What is Koanic Soul?
|October 23, 2013||Posted by Koanic under Learning Koanic Soul|
This is a followup to my previous post.
I’ve been asked many times, “What are koans?”
Now that I’m pretty much at the end of my journey, I can give the answer that I couldn’t give at the beginning or middle. I’ve identified the instinctive process by which I generated, refined, and discarded my koans.
The key performance indicator of koanic iteration is muscular relaxation.
Why? Because muscular relaxation indicates a psychological state without anxiety or emotional turmoil, and a relaxed “mind like water”. Credit to Illuminatus for this insight.
The causes of KPI failure are legion:
3. Uncaptured thought loops
5. Negative self talk
6. Negative social feedback
7. Work/ambition pressure
8. Identity incongruence
9. Sociosexual incongruence
10. etc etc etc
However, these can be divided into major categories:
1. Unprocessed, recirculating negative emotional valence
2. Unprocessed, recirculating intellectual activity – the “inner monologue”
3. Incongruence – social, spiritual, emotional, identity, etc
4. Biologically driven failure cascades
5. Impact of external social or real-world results/consequences/negativity
These five overlap, of course. But they are useful as primary paradigms for KPI failure.
Thus, to achieve a 100% KPI score, a koanic system must be
1. Robust enough to deal with every phase of life, from high to low.

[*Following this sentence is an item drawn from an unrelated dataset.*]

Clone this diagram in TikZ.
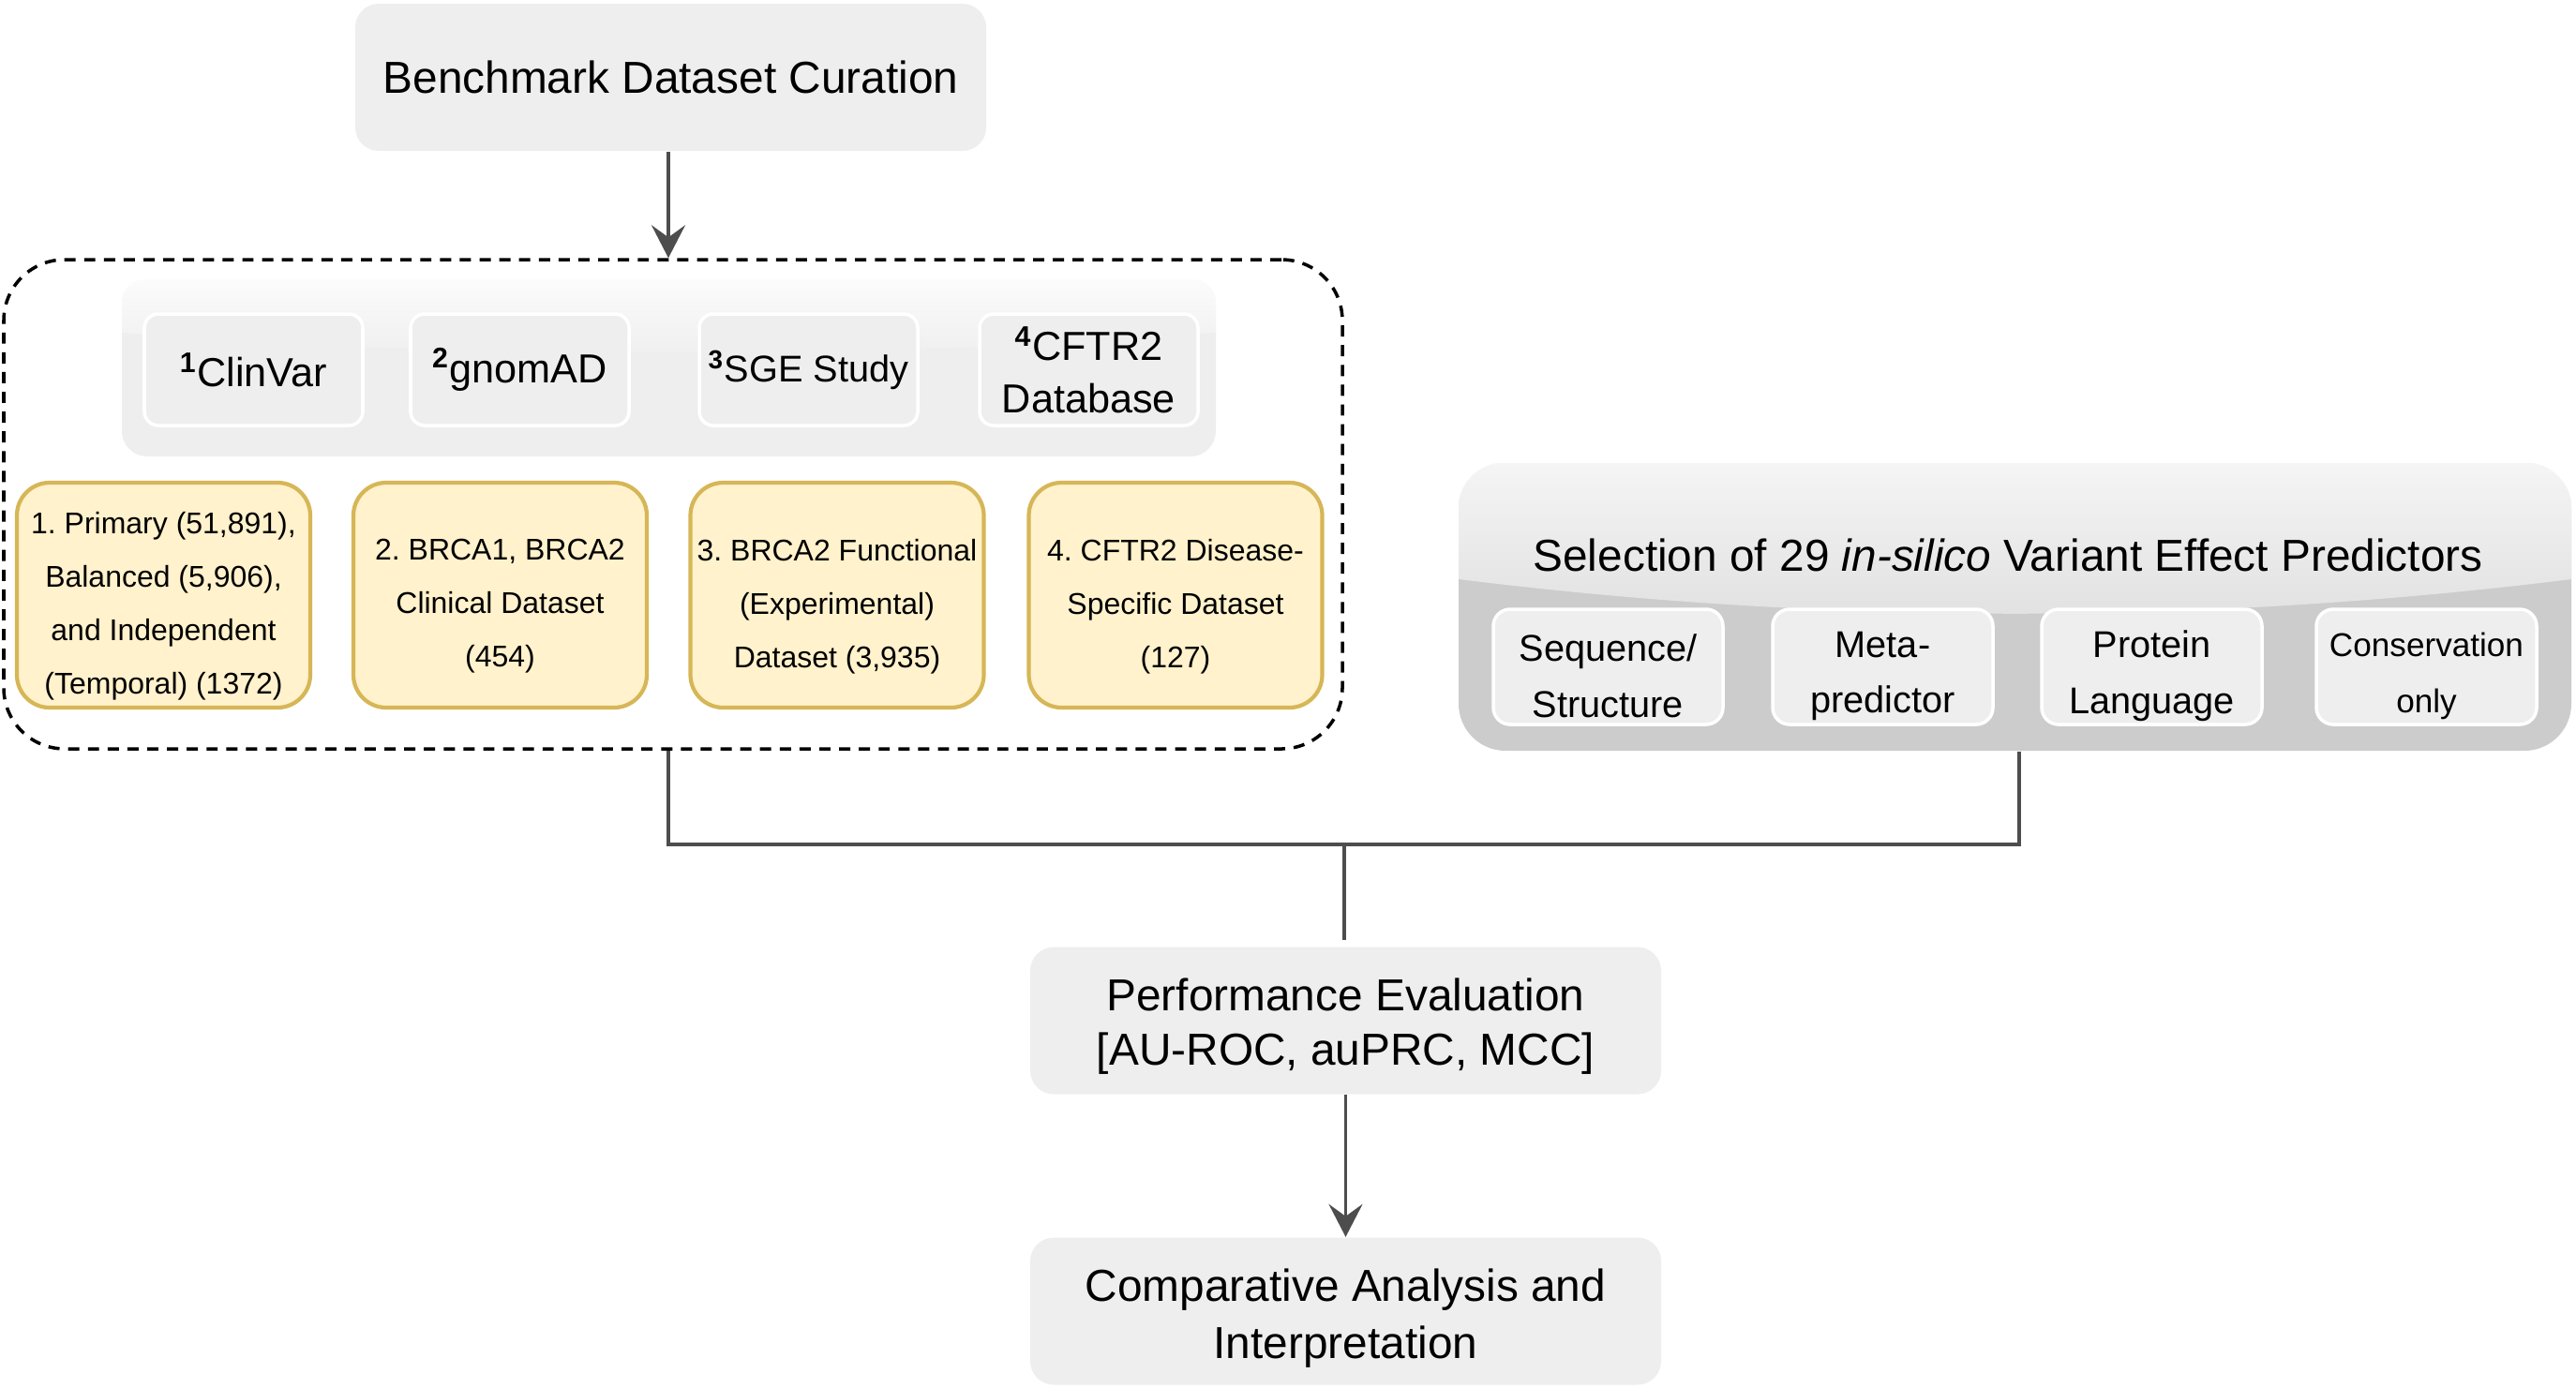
\documentclass[tikz,border=0pt]{standalone}
\usepackage{fontspec}
\setmainfont{Liberation Sans}
\usetikzlibrary{arrows.meta}
\frenchspacing

\definecolor{boxgrey}{HTML}{EEEEEE}
\definecolor{setfill}{HTML}{FFF2CC}
\definecolor{setborder}{HTML}{D6B656}
\definecolor{predgrey}{HTML}{CCCCCC}
\definecolor{linkgrey}{HTML}{4D4D4D}

\tikzset{
  greybox/.style={fill=boxgrey, rounded corners=0.25cm, minimum width=6.73cm, minimum height=1.57cm,
    align=center, inner sep=0pt, font=\fontsize{13.6}{16.8}\selectfont},
  greytext/.style={align=center, inner sep=0pt, yshift=-0.6mm, font=\fontsize{13.6}{16.6}\selectfont},
  srcbox/.style={draw=white, line width=1pt, fill=boxgrey, rounded corners=0.15cm, minimum width=2.33cm,
    minimum height=1.19cm, align=center, inner sep=0pt, font=\fontsize{12.3}{15.9}\selectfont},
  setbox/.style={draw=setborder, fill=setfill, line width=1.2pt, rounded corners=0.35cm, minimum width=3.13cm,
    minimum height=2.40cm, inner sep=0pt},
  settext/.style={align=center, inner sep=0pt, yshift=-1.2mm, font=\fontsize{9.1}{16.2}\selectfont},
  predbox/.style={draw=white, line width=1pt, fill=boxgrey, rounded corners=0.18cm, minimum width=2.35cm,
    minimum height=1.23cm, inner sep=0pt},
  predtext/.style={align=center, inner sep=0pt, yshift=-1mm, font=\fontsize{11.3}{17}\selectfont},
  dashbox/.style={draw=black, line width=1pt, dash pattern=on 3.4pt off 2.6pt, rounded corners=0.65cm,
    inner sep=0pt},
  link/.style={draw=linkgrey, line width=1pt},
  flow/.style={link, -{Stealth[length=3.5mm, width=3.6mm, inset=1.3mm]}}
}

\newcommand{\srcnum}[1]{\textsuperscript{\textbf{#1}}}

\begin{document}
\begin{tikzpicture}

\useasboundingbox (0,0) rectangle (27.48,-14.80);

% -- curation
\node [greybox] (bench) at (7.155,-0.825) {Benchmark Dataset Curation};

\node [dashbox, minimum width=14.28cm, minimum height=5.22cm] (datasets) at (7.18,-5.38) {};

% -- sources
\node [fill=boxgrey, rounded corners=0.27cm, minimum width=11.67cm, minimum height=1.89cm] (sources) at (7.135,-3.925) {};
\begin{scope}
  \clip[rounded corners=0.27cm] (sources.south west) rectangle (sources.north east);
  \shade[top color=white!80!boxgrey, bottom color=boxgrey] (1.30,-2.98) -- (12.97,-2.98) -- (12.97,-3.55)
    .. controls (9.0,-3.85) and (5.3,-3.85) .. (1.30,-3.55) -- cycle;
\end{scope}

\node [srcbox] (clinvar) at (2.705,-3.945) {\srcnum{1}ClinVar};
\node [srcbox] (gnomad) at (5.545,-3.945) {\srcnum{2}gnomAD};
\node [srcbox, font=\fontsize{11.3}{15.9}\selectfont] (sge) at (8.625,-3.945) {\srcnum{3}SGE Study};
\node [srcbox] (cftr) at (11.615,-3.945) {\srcnum{4}CFTR2\\Database};

% -- datasets
\node [setbox, label={[settext]center:1. Primary (51,891),\\Balanced (5,906),\\and Independent\\(Temporal) (1372)}] (set1) at (1.745,-6.35) {};
\node [setbox, label={[settext]center:2. BRCA1, BRCA2\\Clinical Dataset\\(454)}] (set2) at (5.335,-6.35) {};
\node [setbox, label={[settext]center:3. BRCA2 Functional\\(Experimental)\\Dataset (3,935)}] (set3) at (8.93,-6.35) {};
\node [setbox, label={[settext]center:4. CFTR2 Disease-\\Specific Dataset\\(127)}] (set4) at (12.54,-6.35) {};

% -- predictors
\node [fill=predgrey, rounded corners=0.5cm, minimum width=11.87cm, minimum height=3.07cm] (predpanel) at (21.495,-6.475) {};
\begin{scope}
  \clip[rounded corners=0.5cm] (predpanel.south west) rectangle (predpanel.north east);
  \shade[top color=black!4, bottom color=black!12] (15.56,-4.94) -- (27.43,-4.94) -- (27.43,-6.18)
    .. controls (23.5,-6.67) and (19.5,-6.67) .. (15.56,-6.18) -- cycle;
\end{scope}
\node [font=\fontsize{13.6}{16.8}\selectfont] (predhead) at (21.42,-5.92) {Selection of 29 \textit{in-silico} Variant Effect Predictors};

\node [predbox, minimum width=2.45cm, label={[predtext]center:Sequence/\\Structure}] (seqs) at (17.155,-7.115) {};
\node [predbox, label={[predtext]center:Meta-\\predictor}] (meta) at (20.085,-7.115) {};
\node [predbox, label={[predtext]center:Protein\\Language}] (plm) at (22.955,-7.115) {};
\node [predbox, label={[predtext, font=\fontsize{10}{17}\selectfont]center:Conservation\\only}] (cons) at (25.885,-7.115) {};

% -- evaluation
\coordinate (joint) at (14.34,-9.01);
\node [greybox, label={[greytext]center:Performance Evaluation\\{}[AU-ROC, auPRC, MCC]}] (perf) at (14.355,-10.89) {};
\node [greybox, label={[greytext, yshift=-0.2mm, font=\fontsize{13.6}{17.3}\selectfont]center:Comparative Analysis and\\Interpretation}] (compare) at (14.355,-13.99) {};

% -- draw arrows
\draw [flow] ([xshift=-0.25mm]bench.south) -- ([xshift=-0.25mm]bench.south |- datasets.north);
\draw [link] ([xshift=-0.5mm]datasets.south) |- (joint);
\draw [link] ([xshift=0.45mm]predpanel.south) |- (joint);
\draw [link, shorten >=0.07cm] (joint) -- (joint |- perf.north);
\draw [flow] (perf.south) -- (compare.north);

\end{tikzpicture}
\end{document}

2. Steady state. I.e, have no moving pieces. The pace of dynamic psychological experience outstrips the throughput of the rational-deliberate mind to shift frameworks. One framework must work in all scenarios.
In practice, koanic iteration follows a predictable pattern. A failure cascade overwhelms the current framework, creating muscle tension and performance drop, exposing a flaw in the framework. After a pain and resistance period, an epiphany arrives. Mood spikes, and the framework is updated to include the epiphany. As the epiphany mood spike fades, the true utility or disutility of the new framework becomes apparent. Repeat cycle.

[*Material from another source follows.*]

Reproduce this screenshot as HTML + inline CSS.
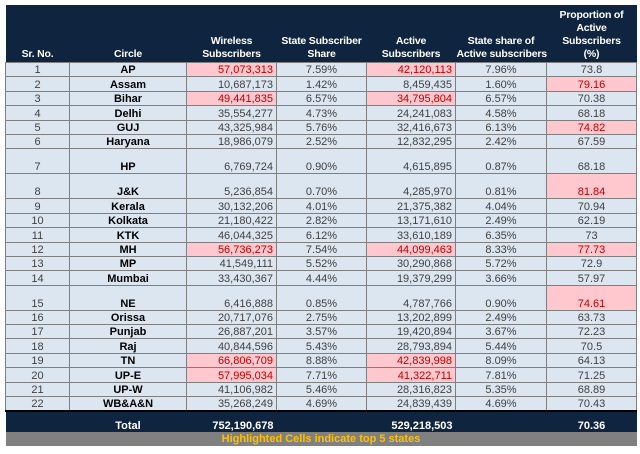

Therefore, it is not enough to merely DO koanic iterations. One must do them WELL. Otherwise one risks running on the epiphany hamster wheel forever, or falling off entirely. One must accept the epiphany cycle, yet not be blinded to its subjective distortions. Rather, use the cycle to drive a steady improvement in baseline KPI score. Resist that temporary urge to throw the baby out with the bathwater, but also don’t rigidly suppress cycling when you hit a trough.
The epiphany cycle is a necessary part of koanic iteration. Just as the framework is dynamic, so also is your subconscious nature. Each cycle installs new imprints into the subconscious. The new imprint may render redundant a part of the koan framework that previously needed to be explicit. Since you have achieved unconscious competence, you can drop that portion. This frees up a slot or two in your limited explicit koan space. Wait patiently, and another epiphany will fill it. Or leave it blank, and focus on the others.
In my latest iteration, I shed the remainder of the deep mainstream evangelical Christian imprinting of my childhood, replacing that with a more relaxing and theologically accurate mental architecture of void and nihilism. As the epiphany faded, it was no longer appropriate to maintain the same intensity of the insight, because it was sinking into subconscious adoption. I therefore transitioned to “no mind”, a less radical but also less psychologically stimulating version.
So I went from:
“voidwalker” – height of epiphany
“nightwalker” – downward slope, adjusting to emphasize relaxing into sleep biorhythm
“no mind” – stable, adjusted to produce continuous relaxation
I expect and hope that the cycling will continue, because that indicates continuing subconscious adaptation, and new opportunities for psychological refinement.
Therefore, I define Koanic Soul as:
“An efficient loop for deliberate psychological optimization, to achieve muscle-relaxed fulfillment and performance, using a slowly changing set of short saying or symbols, silent tongues prayer, body loci, and writing on the wrists.”